Cuando en psicología se estudia el paradigma cognitivista, se afirma que lo que determina un afecto no son los acontecimientos sino la interpretación que se hace de los acontecimientos. Por tanto, son los cambios cognitivos los que permiten interpretar la realidad de otra manera y, por tanto, modificar afectos y comportamientos.

Pero hay que reconocer que, en realidad, el cambio cognitivo, por sí mismo, no transforma. El mero cambio de pensamiento, entender que hay otras maneras de concebir la situación no cambian por sí mismas el afecto, si no se produce también un cambio en la forma de situarse vitalmente ante la circunstancia.

Una persona que tiembla de ansiedad ante un viaje en avión porque teme que se caiga no le vale de mucho que le digan que lo mire de otra manera: que muchos más accidentes hay en coche que en avión y que el avión es muchísimo más seguro del coche. Le daremos estadísticas, datos y razones. Pero al subir al avión sentirá un escalofrío y a la primera turbulencia sentirá, angustiado, que se acerca su último momento. Puedo pensar, o alguien decirme, que hay que aceptar la muerte de mi padre o mi hermano, que es algo natural. Pero esa razón tan prudente no eliminará mi dolor.

La transformación va mucho más allá de lo cognitivo. Toda transformación y toda sanación ocurren en el corazón. El corazón, que es mucho más que lo afectivo, aunque lo incluye, se refiere a lo más profundo de la persona, al ámbito de lo más íntimo y personal.

Cuando se da una sanación o una liberación afectiva lo que ocurre es mucho más que una ‘metanoesis’ (cambio de pensamiento). Se trata de una ‘metacardia’, de un cambio de corazón en el sentido de una nueva forma de instalarse personalmente ante la situación y ante la propia vida. Quien vive una ‘metacardia’ es quien sana. Esta ‘metacardia’ supone, sin duda, una manera nueva de ver las cosas, pero no sólo de comprenderlas o conceptualizarlas. Se trata de una visión nueva, desde dentro, que trae consigo una nueva manera de sentirlas y vivirlas. Ante la muerte del ser querido, quien vive una metacardia, pasa de la resignación o la queja como forma de vivirlo, al agradecimiento por haber podido conocer a esa persona. No es sólo que ahora pienso en todo lo bueno que he vivido con esta persona, sino que me instalo biográficamente en este agradecimiento, dándose así un cambio profundo, que supone la resolución positiva del duelo.
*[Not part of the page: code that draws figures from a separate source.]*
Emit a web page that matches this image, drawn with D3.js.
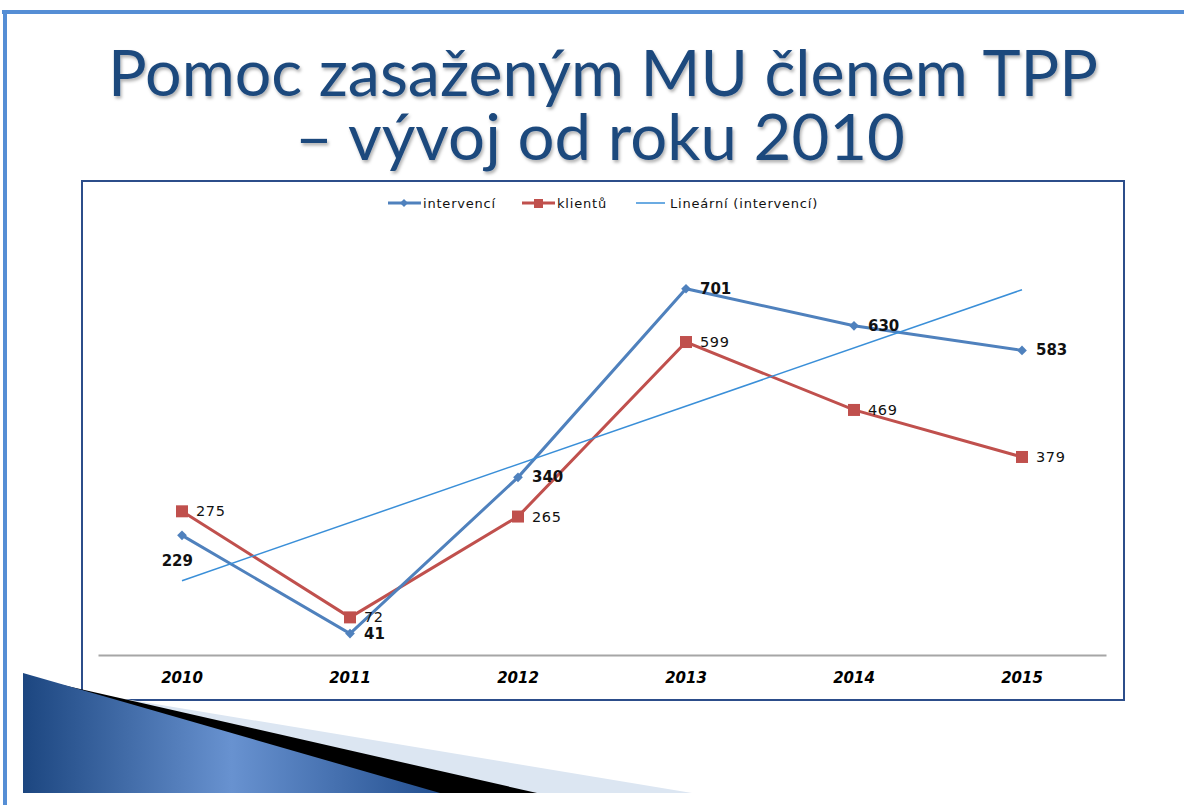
<!DOCTYPE html>
<html>
<head>
<meta charset="utf-8">
<script src="https://cdn.jsdelivr.net/npm/d3@7"></script>
<style>
  body { margin: 0; background: #fff; }
  svg { display: block; }
</style>
</head>
<body>
<svg id="slide" width="1184" height="805"></svg>
<script>
// data
var years = ["2010", "2011", "2012", "2013", "2014", "2015"]
  , intervenci = [229, 41, 340, 701, 630, 583]
  , klienti = [275, 72, 265, 599, 469, 379]
  , seriesNames = ["intervencí", "klientů", "Lineární (intervencí)"]
  , titleLines = ["Pomoc zasaženým MU členem TPP", "– vývoj od roku 2010"];

var svg = d3.select("#slide");

// --- slide decoration ---
var defs = svg.append("defs");
var grad = defs.append("linearGradient").attr("id", "blueGrad")
  .attr("x1", "0%").attr("y1", "0%").attr("x2", "100%").attr("y2", "0%");
grad.append("stop").attr("offset", "0%").attr("stop-color", "#1c4680");
grad.append("stop").attr("offset", "50%").attr("stop-color", "#6892d0");
grad.append("stop").attr("offset", "100%").attr("stop-color", "#234f8f");

var shadow = defs.append("filter").attr("id", "titleShadow")
  .attr("x", "-5%").attr("y", "-20%").attr("width", "110%").attr("height", "150%");
shadow.append("feDropShadow").attr("dx", 1.5).attr("dy", 2.5)
  .attr("stdDeviation", 1.5).attr("flood-color", "#000").attr("flood-opacity", 0.3);

svg.append("rect").attr("x", 2).attr("y", 10).attr("width", 1182).attr("height", 4).attr("fill", "#558ed5");
svg.append("rect").attr("x", 3).attr("y", 10).attr("width", 4).attr("height", 795).attr("fill", "#558ed5");

// title
svg.selectAll("text.title")
  .data(titleLines)
  .enter().append("text")
  .attr("class", "title")
  .attr("x", (d, i) => i ? 600 : 603)
  .attr("y", (d, i) => i ? 160 : 96)
  .attr("text-anchor", "middle")
  .attr("textLength", (d, i) => i ? 610 : 990)
  .attr("lengthAdjust", "spacingAndGlyphs")
  .style("font-family", "Lato, 'Open Sans', sans-serif")
  .style("font-size", "64px")
  .style("fill", "#1f497d")
  .attr("filter", "url(#titleShadow)")
  .text(d => d);

// --- chart ---
var chartG = svg.append("g");
chartG.append("rect")
  .attr("x", 82).attr("y", 181).attr("width", 1042).attr("height", 519)
  .attr("fill", "#fff").attr("stroke", "#2c4d8a").attr("stroke-width", 2);

var xScale = d3.scaleBand().domain(years).range([98, 1106]).padding(0);
var xc = d => xScale(d) + xScale.bandwidth() / 2;
var yScale = d3.scaleLinear().domain([0, 800]).range([655, 237]);

// axis
var axis = chartG.append("g")
  .attr("transform", "translate(0," + yScale(0) + ")")
  .call(d3.axisBottom(xScale).tickSize(0).tickPadding(0));
axis.select(".domain").attr("stroke", "#a6a6a6").attr("stroke-width", 2);
axis.selectAll(".tick text")
  .attr("y", 28)
  .attr("dy", 0)
  .style("font-family", "'DejaVu Sans', sans-serif")
  .style("font-size", "15px")
  .style("font-weight", "bold")
  .style("font-style", "italic")
  .style("fill", "#000");

// linear trend of intervencí
var n = intervenci.length
  , xs = d3.range(1, n + 1)
  , mx = d3.mean(xs)
  , my = d3.mean(intervenci)
  , slope = d3.sum(xs, (x, i) => (x - mx) * (intervenci[i] - my)) / d3.sum(xs, x => (x - mx) * (x - mx))
  , icpt = my - slope * mx;
var trend = years.map((y, i) => ({ year: y, value: icpt + slope * (i + 1) }));

var line = d3.line().x(d => xc(d.year)).y(d => yScale(d.value));

var blue = "#4f81bd", red = "#c0504d", trendColor = "#3a8fd8";

var intData = years.map((y, i) => ({ year: y, value: intervenci[i], i: i }));
var kliData = years.map((y, i) => ({ year: y, value: klienti[i], i: i }));

chartG.append("path").datum(kliData)
  .attr("d", line).attr("fill", "none").attr("stroke", red).attr("stroke-width", 3);
chartG.append("path").datum(intData)
  .attr("d", line).attr("fill", "none").attr("stroke", blue).attr("stroke-width", 3);
chartG.append("path").datum([trend[0], trend[n - 1]])
  .attr("d", line).attr("fill", "none").attr("stroke", trendColor).attr("stroke-width", 1.5);

// markers
var diamond = d3.symbol().type(d3.symbolDiamond2).size(60);
chartG.selectAll("path.int-mark").data(intData).enter().append("path")
  .attr("class", "int-mark")
  .attr("d", diamond)
  .attr("transform", d => "translate(" + xc(d.year) + "," + yScale(d.value) + ")")
  .attr("fill", blue);
chartG.selectAll("rect.kli-mark").data(kliData).enter().append("rect")
  .attr("class", "kli-mark")
  .attr("x", d => xc(d.year) - 6).attr("y", d => yScale(d.value) - 6)
  .attr("width", 12).attr("height", 12)
  .attr("fill", red);

// data labels
chartG.selectAll("text.int-lab").data(intData).enter().append("text")
  .attr("class", "int-lab")
  .attr("x", d => d.i === 0 ? xc(d.year) + 11 : xc(d.year) + 14)
  .attr("y", d => d.i === 0 ? yScale(d.value) + 31 : yScale(d.value) + 5)
  .attr("text-anchor", d => d.i === 0 ? "end" : "start")
  .style("font-family", "'DejaVu Sans', sans-serif")
  .style("font-size", "15px")
  .style("font-weight", "bold")
  .style("fill", "#111")
  .text(d => d.value);
chartG.selectAll("text.kli-lab").data(kliData).enter().append("text")
  .attr("class", "kli-lab")
  .attr("x", d => xc(d.year) + 14)
  .attr("y", d => yScale(d.value) + 5)
  .style("font-family", "'DejaVu Sans', sans-serif")
  .style("font-size", "14.5px")
  .style("letter-spacing", "0.6px")
  .style("fill", "#111")
  .text(d => d.value);

// legend
var legendX = [388, 522, 636];
var leg = chartG.selectAll("g.leg").data(seriesNames).enter().append("g")
  .attr("class", "leg")
  .attr("transform", (d, i) => "translate(" + legendX[i] + ",203)");
leg.append("line")
  .attr("x1", 0).attr("x2", (d, i) => i === 2 ? 29 : 33)
  .attr("stroke", (d, i) => [blue, red, trendColor][i])
  .attr("stroke-width", (d, i) => i === 2 ? 1.5 : 3);
leg.filter((d, i) => i === 0).append("path")
  .attr("d", d3.symbol().type(d3.symbolDiamond2).size(40))
  .attr("transform", "translate(16,0)").attr("fill", blue);
leg.filter((d, i) => i === 1).append("rect")
  .attr("x", 12).attr("y", -4).attr("width", 9).attr("height", 9).attr("fill", red);
leg.append("text")
  .attr("x", (d, i) => i === 2 ? 34 : 35)
  .attr("dy", "0.35em")
  .style("font-family", "'DejaVu Sans', sans-serif")
  .style("font-size", "13px")
  .style("letter-spacing", "0.8px")
  .style("fill", "#111")
  .text(d => d);

// bottom-left wedge decoration (drawn over the chart frame)
var deco = svg.append("g");
deco.append("polygon").attr("points", "23,682 692,793 23,793").attr("fill", "#dce6f2");
deco.append("polygon").attr("points", "23,676 537,793 23,793").attr("fill", "#000");
deco.append("polygon").attr("points", "23,673 440,793 23,793").attr("fill", "url(#blueGrad)");
</script>
</body>
</html>
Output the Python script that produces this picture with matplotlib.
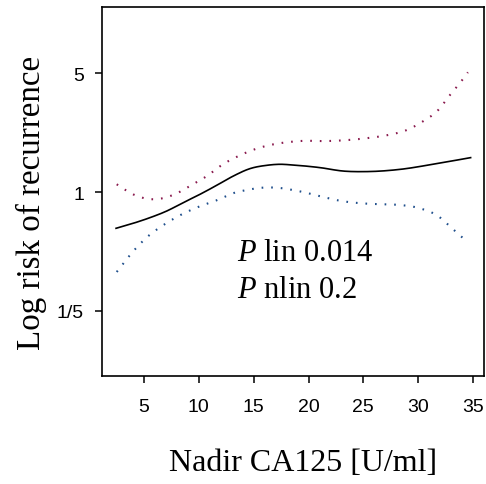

A otro nivel, si pierdo el tren o el autobús que esperaba haber tomado, si llego tarde a causa de un imprevisto, el cambio no se da tanto porque piense que ‘no pasa nada’, ‘en realidad no es tan grave’, ‘lo acepto’, ‘veré que puedo hacer para salir del apuro’. El cambio viene de vivir la experiencia de un nuevo modo, queriéndola como una oportunidad, alegrándome del acontecimiento. Se trata no de un cambio cognitivo sino de un cambio vital. Esta ‘metacardia’ es la que se ha de promover en los procesos de sanación. Así, referido a una relación en crisis, la ‘metacardia’ supone una nueva mirada al otro (y no sólo un cambio en la manera de pensar sobre él).

Mi amigo Luis, un varón de 75 años, estaba al borde del colapso emocional por la tensión que durante dos años vivió con su esposa, quien se había vuelto impulsiva, caprichosa, agresiva e intempestuosa. Bastó descubrir que ella actuaba no con maldad sino desde su demencia, y bastó con cambiar la mirada sobre ella, mirada de compasión, para que pasase de la congestión emocional a la experiencia serena del cuidador paciente y amoroso. No bastó un cambio cognitivo: hizo falta que ocurriere en su corazón un cambio para vivir bajo una nueva luz de esperanza, de sentido. Desde ahí tuvo fuerzas para afrontar la realidad.  No se trata de un cambio sino de una metamorfosis, de una transfiguración, como la ocurre con el gusano que termina siendo mariposa.